In the first case you're using a single instance of an Array as a default for the elements of the main Array:

a = Array.new(2, []).each {|i| i.push("a")}

The second argument is simply recycled, so the push is applied to the same instance twice. You've only created one instance here, the one being supplied as an argument, so it gets used over and over.

The second method is the correct way to do this:

b = Array.new(2) {Array.new}.each {|i| i.push("b")

This deliberately creates a new instance of an Array for each position in the main Array. The important difference here is the use of the block { ... } which executes once for each position in the new Array.
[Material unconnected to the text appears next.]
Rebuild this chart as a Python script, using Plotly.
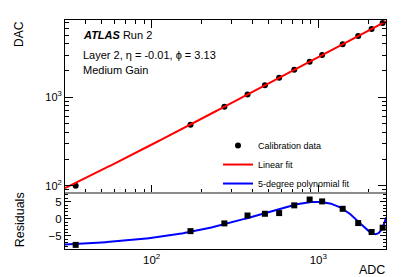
import numpy as np
import plotly.graph_objects as go

# ---- data ----
adc = [35, 171, 273, 376, 478, 582, 717, 887, 1054, 1400, 1735, 2088, 2431]
dac = [100, 489, 780, 1074, 1363, 1657, 2042, 2524, 2996, 3973, 4917, 5914, 6886]
residuals = [-7.6, -3.6, -1.35, 0.95, 1.45, 1.65, 3.9, 5.6, 5.05, 2.9, -1.25, -3.85, -2.6]

x_range = [30.2, 2547]
y_top_range = [82.8, 7464]
y_res_range = [-8.8, 7.5]
poly_degree = 5

# ---- fits ----
lin = np.polyfit(adc, dac, 1)
poly = np.polyfit(np.array(adc, dtype=float) / 1000.0, residuals, poly_degree)
xs = np.logspace(np.log10(x_range[0]), np.log10(x_range[1]), 400)
lin_y = np.polyval(lin, xs)
poly_y = np.polyval(poly, xs / 1000.0)

FONT = "Liberation Sans"
OFF = 8  # page body margin
W, H = 407 - OFF, 277 - OFF
# plot area in page pixels: left 65, right 386, top 19, bottom 250
ml, mr, mt, mb = 65 - OFF, 407 - 386, 19 - OFF, 277 - 250
ph = H - mt - mb
pw = W - ml - mr
split = (250 - 193.5) / ph

def px_x(p):  # page pixel -> paper x
    return (p - OFF - ml) / pw

def px_y(p):  # page pixel -> paper y
    return 1 - (p - OFF - mt) / ph

fig = go.Figure()
fig.add_trace(go.Scatter(x=adc, y=dac, mode="markers", name="Calibration data",
                         marker=dict(color="black", size=6, symbol="circle"),
                         xaxis="x", yaxis="y"))
fig.add_trace(go.Scatter(x=xs, y=lin_y, mode="lines", name="Linear fit",
                         line=dict(color="#ff0000", width=2), xaxis="x", yaxis="y"))
fig.add_trace(go.Scatter(x=xs, y=poly_y, mode="lines", name="5-degree polynomial fit",
                         line=dict(color="#0000ff", width=2), xaxis="x2", yaxis="y2"))
fig.add_trace(go.Scatter(x=adc, y=residuals, mode="markers", showlegend=False,
                         marker=dict(color="black", size=6, symbol="square"),
                         xaxis="x2", yaxis="y2"))

axcommon = dict(showline=True, linecolor="black", linewidth=1, mirror="allticks",
                ticks="inside", showgrid=False, zeroline=False, tickcolor="black")

fig.update_layout(
    width=W, height=H, margin=dict(l=ml, r=mr, t=mt, b=mb),
    paper_bgcolor="white", plot_bgcolor="white",
    font=dict(family=FONT, color="black"),
    xaxis=dict(type="log", range=[np.log10(x_range[0]), np.log10(x_range[1])],
               domain=[0, 1], anchor="y", showticklabels=False, dtick=1,
               ticklen=8, minor=dict(ticks="inside", ticklen=4, dtick="D1", tickcolor="black"),
               **axcommon),
    yaxis=dict(type="log", range=[np.log10(y_top_range[0]), np.log10(y_top_range[1])],
               domain=[split, 1], anchor="x", tickvals=[100, 1000],
               ticktext=["10<sup>2</sup>", "10<sup>3</sup>"], ticklen=8,
               tickfont=dict(size=11),
               minor=dict(ticks="inside", ticklen=4, dtick="D1", tickcolor="black"),
               **axcommon),
    xaxis2=dict(type="log", range=[np.log10(x_range[0]), np.log10(x_range[1])],
                domain=[0, 1], anchor="y2", matches="x", tickvals=[100, 1000],
                ticktext=["10<sup>2</sup>", "10<sup>3</sup>"], tickfont=dict(size=11.5),
                showline=True, linecolor="black", linewidth=1, mirror=True,
                ticks="", showgrid=False, zeroline=False),
    yaxis2=dict(range=y_res_range, domain=[0, split], anchor="x2",
                tickvals=[-5, 0, 5], ticklen=6, tickfont=dict(size=11.5),
                minor=dict(ticks="inside", ticklen=3, dtick=1, tickcolor="black"),
                **axcommon),
    legend=dict(x=px_x(218), y=px_y(131), xanchor="left",
                yanchor="top", bgcolor="rgba(0,0,0,0)", font=dict(size=9, family=FONT),
                itemwidth=30, tracegroupgap=0),
    showlegend=True,
)

fig.add_shape(type="line", xref="paper", yref="paper", x0=0, x1=1,
              y0=split, y1=split, line=dict(color="#8c8c8c", width=2))

ann = [
    dict(text="<b><i>ATLAS</i></b> Run 2", x=px_x(81), y=px_y(34), size=11),
    dict(text="Layer 2, η = -0.01, ϕ = 3.13", x=px_x(81), y=px_y(54), size=11),
    dict(text="Medium Gain", x=px_x(81), y=px_y(69), size=11),
]
for a in ann:
    fig.add_annotation(text=a["text"], x=a["x"], y=a["y"], xref="paper", yref="paper",
                       xanchor="left", yanchor="middle", showarrow=False,
                       font=dict(size=a["size"], family=FONT, color="black"))

fig.add_annotation(text="DAC", textangle=-90, x=px_x(19), y=px_y(18), xref="paper",
                   yref="paper", xanchor="center", yanchor="top", showarrow=False,
                   font=dict(size=12, family=FONT, color="black"))
fig.add_annotation(text="Residuals", textangle=-90, x=px_x(20), y=px_y(221), xref="paper",
                   yref="paper", xanchor="center", yanchor="middle", showarrow=False,
                   font=dict(size=12.5, family=FONT, color="black"))
fig.add_annotation(text="ADC", x=px_x(387), y=px_y(271), xref="paper",
                   yref="paper", xanchor="right", yanchor="middle", showarrow=False,
                   font=dict(size=12.5, family=FONT, color="black"))

fig.write_html("out.html")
A short-form version of this would be:

b = Array.new(2) { [ ] }.each {|i| i.push("b")

Comments

1

From the ruby documentation:

new(size=0, obj=nil)
new(array)
new(size) {|index| block }

Returns a new array. In the first form, the new array is empty. In the second it is created with size copies of obj (that is, size references to the same obj). The third form creates a copy of the array passed as a parameter (the array is generated by calling to_ary on the parameter). In the last form, an array of the given size is created.

Thus, in the a array you create, you have two references to the same array, thus the push works on both of them. That is, you're pushing "a" onto the same array twice. In the the b array you create, you're actually creating a new array for each element.